Only one event on Sundaythe final day of the 2008 Beijing Olympic Games – but what an event: perhaps the greatest Marathon field ever assembled.
For several Olympiads since the advent of professional marathon racing in the 1970s, the Olympic Marathon has been somewhat downgraded by many of the leading men’s marathoners. There was more money to be made on the professional circuit, and anyone who wanted be run the Olympic Marathon had to devote at least six months to preparing for it.
But today the Olympic race has regained its importance – partly with the increasing worldwide attention devoted to the Games by the media, and perhaps partly because the World Marathon Majors series, with its annual $1 million dollar prize, has included the Olympic race in its scoring procedure.
Whatever the reason, the field is as strong and deep as any you are likely to see. “The Kenyans are serious this time,” says one well-informed observer. “Martin Lel, their Number One, is on a three-race winning streak – London 2007, New York 2007, and London 2008.” Lel and Samuel Wanjiru have the two fastest times in the field, at 2:05:15 and 2:05:24, and the third Kenyan, Luke Kibet, won the 2007 World Championships marathon in Osaka in hot, humid conditions like those expected here.
Only one other entrant comes in with a PB under 2:05; that’s the very tough Abderrahim Goumri. But he leads a team which includes Jaouad Gharib, twice World champion (at Paris in 2003 and Helsinki in 2005). There are also experienced teams from Ethiopia, Eritrea, and Spain.

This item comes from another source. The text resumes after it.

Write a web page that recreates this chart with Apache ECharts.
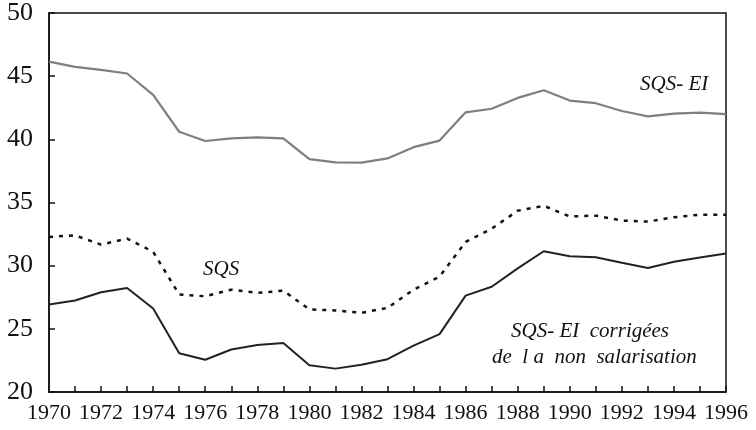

Finally, one should not overlook Stefano Baldini of Italy, one of the great racers of all time: Marilson dos Santos of Brazil, winner of the New York marathon in 2006, and Ryan Hall, winner over a difficult U.S. Olympic Trials course in 2:06:17.
If no-one from the above list wins, don’t be surprised. With 26 listed starters who have run faster than 2:09, this race is truly wide open!